What needs to be done: Wherever the string "chart" appears, copy the whole line.

Data in this exercise:
>> BEGIN
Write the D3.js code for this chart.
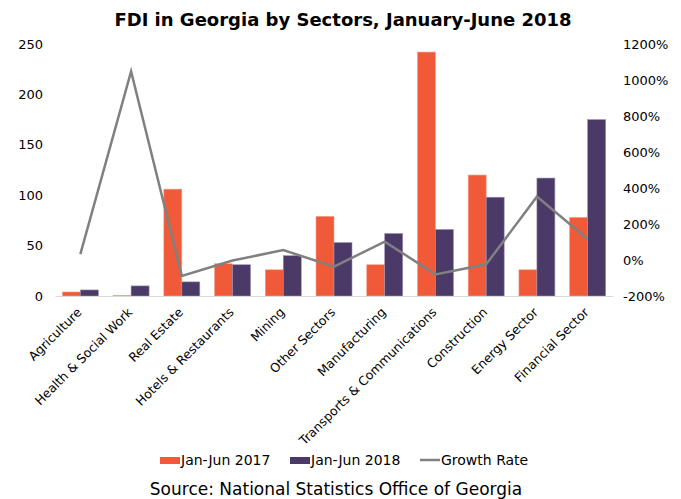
<!DOCTYPE html>
<html>
<head>
<meta charset="utf-8">
<script src="https://cdn.jsdelivr.net/npm/d3@7"></script>
<style>
  body { margin: 0; background: #fff; }
  text { font-family: "DejaVu Sans", sans-serif; fill: #000; }
</style>
</head>
<body>
<svg id="chart"></svg>
<script>
var sectors = ["Agriculture", "Health & Social Work", "Real Estate", "Hotels & Restaurants", "Mining",
	"Other Sectors", "Manufacturing", "Transports & Communications", "Construction", "Energy Sector", "Financial Sector"];
var fdi2017 = [4, 0.5, 106, 32, 26, 79, 31, 242, 120, 26, 78];
var fdi2018 = [6, 10, 14, 31, 40, 53, 62, 66, 98, 117, 175];
var growth = [0.33, 10.48, -0.89, -0.03, 0.55, -0.37, 1.02, -0.80, -0.24, 3.52, 1.17];
var leftTicks = [0, 50, 100, 150, 200, 250];
var rightTicks = [-2, 0, 2, 4, 6, 8, 10, 12];

var width = 681, height = 499;
var margin = {top: 44, right: 68, bottom: 203, left: 55};
var w = width - margin.left - margin.right;
var h = height - margin.top - margin.bottom;

var svg = d3.select("#chart").attr("width", width).attr("height", height);

svg.append("text")
	.attr("x", 343).attr("y", 26)
	.attr("text-anchor", "middle")
	.style("font-size", "18px").style("font-weight", "bold")
	.text("FDI in Georgia by Sectors, January-June 2018");

var g = svg.append("g").attr("transform", "translate(" + margin.left + "," + margin.top + ")");

var x = d3.scaleBand().domain(sectors).range([0, w]);
var x1 = d3.scaleBand().domain(["a", "b"]).range([0, x.bandwidth()]).paddingOuter(0.41).paddingInner(0);
var y = d3.scaleLinear().domain([0, 250]).range([h, 0]);
var y2 = d3.scaleLinear().domain([-2, 12]).range([h, 0]);

// left axis
var yAxis = g.append("g")
	.call(d3.axisLeft(y).tickValues(leftTicks).tickSize(0).tickPadding(12));
yAxis.select(".domain").remove();
yAxis.selectAll("text").style("font-size", "13px").style("font-family", "DejaVu Sans");

// right axis
var y2Axis = g.append("g").attr("transform", "translate(" + w + ",0)")
	.call(d3.axisRight(y2).tickValues(rightTicks).tickSize(0).tickPadding(10)
		.tickFormat(function(d) { return Math.round(d * 100) + "%"; }));
y2Axis.select(".domain").remove();
y2Axis.selectAll("text").style("font-size", "13px").style("font-family", "DejaVu Sans");

// bars
var groups = g.selectAll(".grp").data(sectors).enter().append("g")
	.attr("transform", function(d) { return "translate(" + x(d) + ",0)"; });
groups.append("rect")
	.attr("x", x1("a")).attr("width", x1.bandwidth())
	.attr("y", function(d, i) { return y(fdi2017[i]); })
	.attr("height", function(d, i) { return h - y(fdi2017[i]); })
	.attr("fill", "#f05a38").attr("stroke", "#f7a08c").attr("stroke-width", 0.6);
groups.append("rect")
	.attr("x", x1("b")).attr("width", x1.bandwidth())
	.attr("y", function(d, i) { return y(fdi2018[i]); })
	.attr("height", function(d, i) { return h - y(fdi2018[i]); })
	.attr("fill", "#4b3a67").attr("stroke", "#9a8fae").attr("stroke-width", 0.6);

// x axis
var xAxis = g.append("g").attr("transform", "translate(0," + h + ")")
	.call(d3.axisBottom(x).tickSize(0));
xAxis.select(".domain").attr("stroke", "#d9d9d9");
xAxis.selectAll("text")
	.style("font-size", "12.5px").style("font-family", "DejaVu Sans")
	.attr("text-anchor", "end")
	.attr("x", 0).attr("y", 0).attr("dy", 0)
	.attr("transform", "translate(2,17) rotate(-45)");

// growth line
var line = d3.line()
	.x(function(d, i) { return x(sectors[i]) + x.bandwidth() / 2; })
	.y(function(d) { return y2(d); });
g.append("path").datum(growth)
	.attr("d", line)
	.attr("fill", "none").attr("stroke", "#808080").attr("stroke-width", 2.5);

// legend
var legend = svg.append("g").attr("transform", "translate(0,460)");
var items = [
	{label: "Jan-Jun 2017", color: "#f05a38", type: "rect", x: 160},
	{label: "Jan-Jun 2018", color: "#4b3a67", type: "rect", x: 290},
	{label: "Growth Rate", color: "#808080", type: "line", x: 420}
];
items.forEach(function(it) {
	if (it.type === "rect") {
		legend.append("rect").attr("x", it.x).attr("y", -3).attr("width", 20).attr("height", 7).attr("fill", it.color);
	} else {
		legend.append("line").attr("x1", it.x).attr("x2", it.x + 20).attr("y1", 0).attr("y2", 0)
			.attr("stroke", it.color).attr("stroke-width", 2.5);
	}
	legend.append("text").attr("x", it.x + 21).attr("y", 5)
		.style("font-size", "14px").text(it.label);
});

svg.append("text")
	.attr("x", 336).attr("y", 495)
	.attr("text-anchor", "middle")
	.style("font-size", "17px")
	.text("Source: National Statistics Office of Georgia");
</script>
</body>
</html>
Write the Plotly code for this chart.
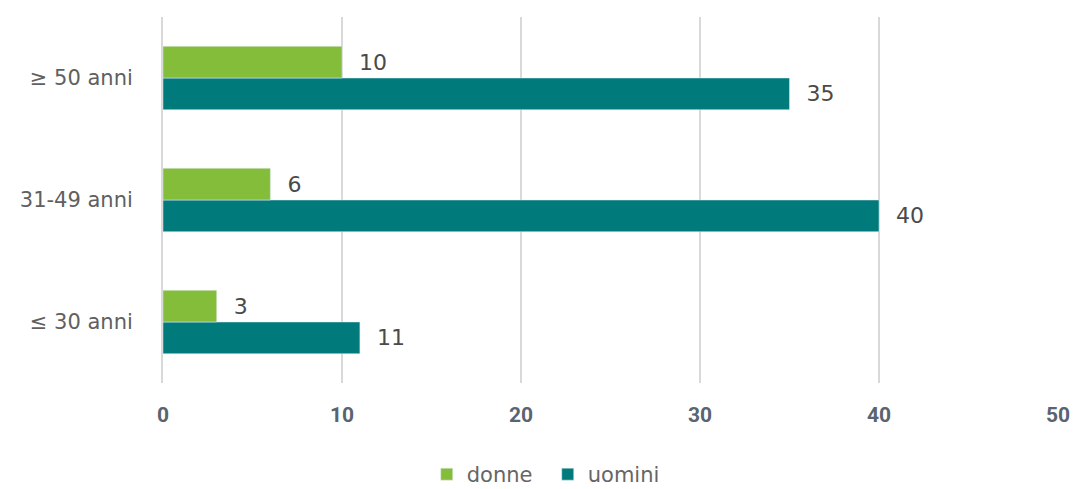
>> END
Solution to the exercise:
Write the D3.js code for this chart.
<svg id="chart"></svg>
var svg = d3.select("#chart").attr("width", width).attr("height", height);
Write the Plotly code for this chart.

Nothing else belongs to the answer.